Но не ищите коллегу, это он сам.

«Один молодой немецкий музыкант, – рассказывает он в «Kunstlerleben», – находил самый дружеский прием у очаровательной француженки, его коллеги; они вместе, на глазах ее матушки, играли музыкальные пьесы, и это происходило столь часто и столь вдохновенно, что у них возникло желание встречаться без матушки и без фортепьяно. Ничего не могло быть проще. Молодая пианистка отличалась не только красотой и обаянием, она обладала еще и талантом– – была одной из самых популярных преподавательниц. Скорее сопровождаемая, чем охраняемая снисходительной дуэньей, она ездила в отдаленные кварталы столицы, давая уроки дамам-аристократкам или молодым девицам из пансионов. Пользуясь этим, влюбленные встречались как можно дальше от ее дома и не спешили возвращаться. Но вот я познакомил моего соотечественника с Берлиозом, обучавшим игре на гитаре в том же пансионе, где возлюбленная немецкого музыканта давала уроки на фортепьяно. И тот имел наивность избрать Берлиоза поверенным в своих любовных делах и домогаться его добрых услуг как «любовного гонца».

Действительно, Фердинанд, зачем понадобился «любовный гонец», раз вам так просто было встречаться с ней «без матушки и без фортепьяно»?

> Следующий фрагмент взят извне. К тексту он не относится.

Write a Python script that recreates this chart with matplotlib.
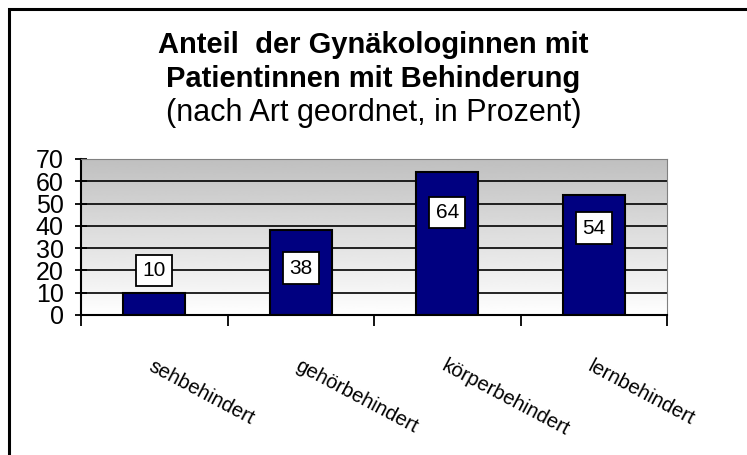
import numpy as np
import matplotlib
matplotlib.use('Agg')
import matplotlib.pyplot as plt
from matplotlib.patches import Rectangle

plt.rcParams['font.family'] = ['Liberation Sans', 'DejaVu Sans']

# Daten
kategorien = ['sehbehindert', 'gehörbehindert', 'körperbehindert', 'lernbehindert']
werte = [10, 38, 64, 54]
label_y = [20, 21, 46, 39]   # Lage der Wertebeschriftung
yticks = [0, 10, 20, 30, 40, 50, 60, 70]

fig = plt.figure(figsize=(7.47, 4.55), dpi=100)

# Rahmen (rechts/unten abgeschnitten wie im Original)
fig.patches.append(Rectangle((9/747, -0.1), 1.2, 1 - 9/455 + 0.1, transform=fig.transFigure,
                             fill=False, edgecolor='black', linewidth=2.2))

fig.text(0.5, 1 - 45/455, 'Anteil  der Gynäkologinnen mit', ha='center', va='center',
         fontsize=21, fontweight='bold')
fig.text(0.5, 1 - 79/455, 'Patientinnen mit Behinderung', ha='center', va='center',
         fontsize=21, fontweight='bold')
fig.text(0.5, 1 - 113/455, '(nach Art geordnet, in Prozent)', ha='center', va='center',
         fontsize=22)

ax = fig.add_axes([81/747, 1 - 315/455, (667 - 81)/747, (315 - 159)/455])

x = np.arange(1, len(werte) + 1)

# Hintergrund mit Verlauf (oben grau, unten weiss)
grad = np.linspace(1.0, 0.75, 256).reshape(-1, 1)
ax.imshow(grad, cmap='gray', vmin=0, vmax=1, aspect='auto', origin='lower',
          extent=(0.5, 4.5, 0, 70), zorder=0)

for yv in yticks[1:-1]:
    ax.axhline(yv, color='black', linewidth=1.2, zorder=1)

ax.bar(x, werte, width=0.42, color='#000080', edgecolor='black', linewidth=1.5, zorder=2)

for xi, v, ly in zip(x, werte, label_y):
    ax.text(xi, ly, str(v), ha='center', va='center', fontsize=15, zorder=3,
            bbox=dict(boxstyle='square,pad=0.3', facecolor='white', edgecolor='black', linewidth=1.3))

ax.set_xlim(0.5, 4.5)
ax.set_ylim(0, 70)
ax.set_yticks(yticks)
ax.tick_params(axis='y', labelsize=18, length=9, width=1.3, pad=8, direction='inout')

ax.set_xticks(np.arange(0.5, 4.6, 1.0))
ax.set_xticklabels([])
ax.tick_params(axis='x', which='major', length=8, width=1.3, direction='out')
ax.set_xticks(x, minor=True)
ax.set_xticklabels(kategorien, minor=True, rotation=-28, ha='left', va='top',
                   rotation_mode='anchor', fontsize=14.5)
ax.tick_params(axis='x', which='minor', length=0, pad=30)

ax.spines['left'].set_linewidth(1.5)
ax.spines['bottom'].set_linewidth(1.5)
ax.spines['top'].set_color('#808080')
ax.spines['right'].set_color('#808080')

fig.savefig('out.png', dpi=100)
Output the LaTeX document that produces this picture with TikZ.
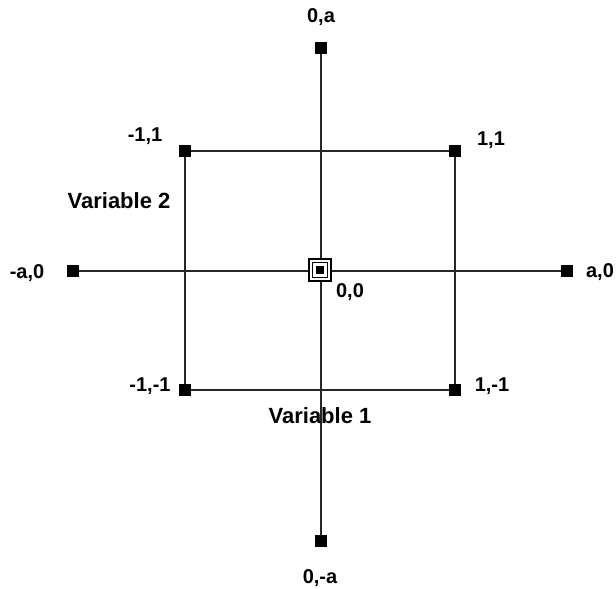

Не уподобились ли вы султанам Востока; снедаемые ревностью, они все же выставляли на солнце, чтобы полнее насладиться, свои самые ценные сокровища – прекрасных женщин и ослепительные драгоценные камни.

Так или иначе, но Гектор загорелся: сменяли друг друга искусно модулированные вздохи, торжественные клятвы в вечной любви и театральные позы, призывающие в свидетели небо.

– Моя Камилла! – взывал он. – Рядом с моей Камиллой, когда она ударяет пальцами по клавишам, меркнут самые удивительные виртуозы.

И верно, Камилла обнаруживала выдающийся талант пианистки, но через призму любви, которая приукрашает, облагораживает, возвеличивает, Гектору казалось, что она гениальна.

«О, если бы вы слышали, – повторял он, – как исполняет она Вебера и Бетховена, вы потеряли бы голову…»

С ним так и случилось, он действительно потерял голову. А потом немедля пожелал жениться на Камилле – жениться или умереть вместе с нею.

Однажды, когда она, недомогая, объявила (чтобы внести романтическую нотку), что, возможно, заболела чахоткой – модной болезнью, воспеваемой поэтами, – он предложил ей тотчас же вместе с ней принести себя на алтарь невиданных страданий.

– О, – умолял он, – сольемся в объятиях и оставим прозаическую землю, слишком тесную для тебя!

Но Камилла – порхающий мотылек – стремилась лишь испытать всю гамму чувств, ее вовсе не увлекала поэзия подобной смерти. Она страстно любила жизнь и те волнения, которые ждала от нее и находила приятными.

И она умолила его соблаговолить продолжить свое существование на этом свете.

Гектор должен был покориться, но не пожелал остаться побежденным.

– Камилла, – торжественно сказал он ей, – стоит тебе захотеть, прикажи – и я умру вместе с тобой.

Тогда Камилла свободно вздохнула. Она-то хорошо знала, что никогда не будет расположена отдать подобное приказание. Это уж точно!

А что, Гектор, если бы Камилла приказала, что бы ты тогда придумал, как бы отступил? Ведь ты и не думал расстаться с жизнью, не так ли? Умереть, не удовлетворив честолюбивых замыслов, умереть отвергнутому, с неутоленной жаждой славы в сердце?

Ты бы подождал….

Подождал? Но чего же?

Завершающей победы, к которой стремился, и нового конкурса на Большую Римскую премию, так как тебе еще раз предстояло участвовать в состязании, которое ты поносил, и вновь предстать перед членами жюри, которых ты неустанно задевал своей заносчивостью.